• [Information shown]:
========
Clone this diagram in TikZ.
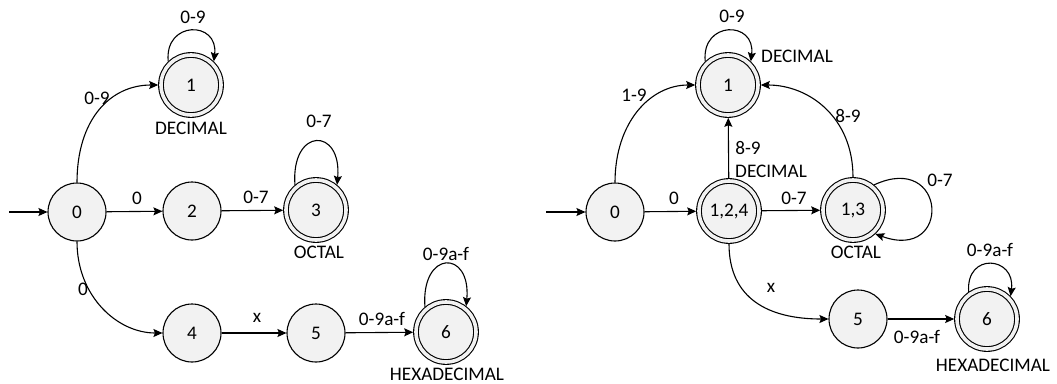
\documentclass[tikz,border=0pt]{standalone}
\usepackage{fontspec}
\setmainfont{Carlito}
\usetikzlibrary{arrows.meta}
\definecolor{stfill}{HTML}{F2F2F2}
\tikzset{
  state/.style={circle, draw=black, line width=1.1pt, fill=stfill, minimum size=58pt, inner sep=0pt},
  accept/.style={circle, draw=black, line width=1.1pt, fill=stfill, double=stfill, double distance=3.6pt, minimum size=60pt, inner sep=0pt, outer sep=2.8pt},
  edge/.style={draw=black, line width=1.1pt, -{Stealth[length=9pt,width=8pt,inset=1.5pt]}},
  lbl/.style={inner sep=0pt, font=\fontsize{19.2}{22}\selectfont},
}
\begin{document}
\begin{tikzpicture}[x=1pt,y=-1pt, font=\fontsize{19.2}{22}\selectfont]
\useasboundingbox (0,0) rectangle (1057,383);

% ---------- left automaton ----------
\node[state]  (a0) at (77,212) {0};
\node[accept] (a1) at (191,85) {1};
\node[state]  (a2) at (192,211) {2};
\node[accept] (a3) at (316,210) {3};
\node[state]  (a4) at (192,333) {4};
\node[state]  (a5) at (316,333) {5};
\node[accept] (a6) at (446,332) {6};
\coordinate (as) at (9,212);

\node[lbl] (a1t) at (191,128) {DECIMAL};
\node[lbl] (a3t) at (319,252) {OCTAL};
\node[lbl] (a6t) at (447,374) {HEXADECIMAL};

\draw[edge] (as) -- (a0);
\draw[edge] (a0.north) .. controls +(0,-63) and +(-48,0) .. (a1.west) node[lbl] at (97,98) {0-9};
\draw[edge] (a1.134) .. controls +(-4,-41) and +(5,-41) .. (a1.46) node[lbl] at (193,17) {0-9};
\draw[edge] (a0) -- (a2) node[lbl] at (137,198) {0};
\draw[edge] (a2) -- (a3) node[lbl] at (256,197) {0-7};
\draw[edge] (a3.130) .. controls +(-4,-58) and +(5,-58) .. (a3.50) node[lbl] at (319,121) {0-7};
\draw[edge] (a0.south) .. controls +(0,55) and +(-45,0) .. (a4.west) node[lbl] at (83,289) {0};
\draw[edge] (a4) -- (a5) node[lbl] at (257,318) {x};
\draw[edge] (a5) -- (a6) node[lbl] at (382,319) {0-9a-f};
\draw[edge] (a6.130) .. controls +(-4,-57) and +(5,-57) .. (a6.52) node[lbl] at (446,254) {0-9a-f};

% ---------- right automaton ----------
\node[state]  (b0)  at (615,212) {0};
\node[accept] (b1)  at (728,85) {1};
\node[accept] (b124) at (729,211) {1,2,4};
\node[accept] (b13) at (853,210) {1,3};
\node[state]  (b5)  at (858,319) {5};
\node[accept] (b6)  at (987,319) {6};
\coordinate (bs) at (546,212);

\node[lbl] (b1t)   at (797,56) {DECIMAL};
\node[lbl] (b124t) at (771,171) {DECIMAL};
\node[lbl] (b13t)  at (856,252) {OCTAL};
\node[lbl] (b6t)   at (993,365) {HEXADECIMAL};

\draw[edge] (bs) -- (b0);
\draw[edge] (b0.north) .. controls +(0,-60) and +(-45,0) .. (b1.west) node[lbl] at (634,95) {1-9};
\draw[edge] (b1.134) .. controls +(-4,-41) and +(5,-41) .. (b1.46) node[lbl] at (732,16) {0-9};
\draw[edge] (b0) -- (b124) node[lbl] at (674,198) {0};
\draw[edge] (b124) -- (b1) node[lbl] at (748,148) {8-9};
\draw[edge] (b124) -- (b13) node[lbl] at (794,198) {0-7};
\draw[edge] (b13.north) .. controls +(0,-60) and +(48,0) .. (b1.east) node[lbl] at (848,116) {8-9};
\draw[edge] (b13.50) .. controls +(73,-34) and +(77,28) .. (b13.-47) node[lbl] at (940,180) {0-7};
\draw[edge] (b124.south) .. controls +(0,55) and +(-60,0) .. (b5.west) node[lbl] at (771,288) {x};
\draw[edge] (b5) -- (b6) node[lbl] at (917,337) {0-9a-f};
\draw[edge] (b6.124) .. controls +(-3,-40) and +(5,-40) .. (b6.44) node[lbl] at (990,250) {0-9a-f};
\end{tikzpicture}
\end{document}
========
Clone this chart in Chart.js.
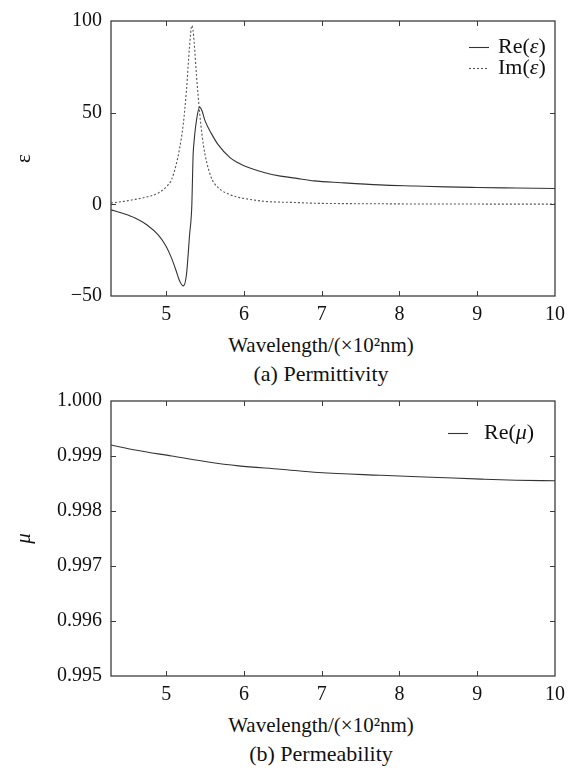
========
From the material above, copy each line that includes the word "Clone".

• [Expected answer]:
Clone this diagram in TikZ.
Clone this chart in Chart.js.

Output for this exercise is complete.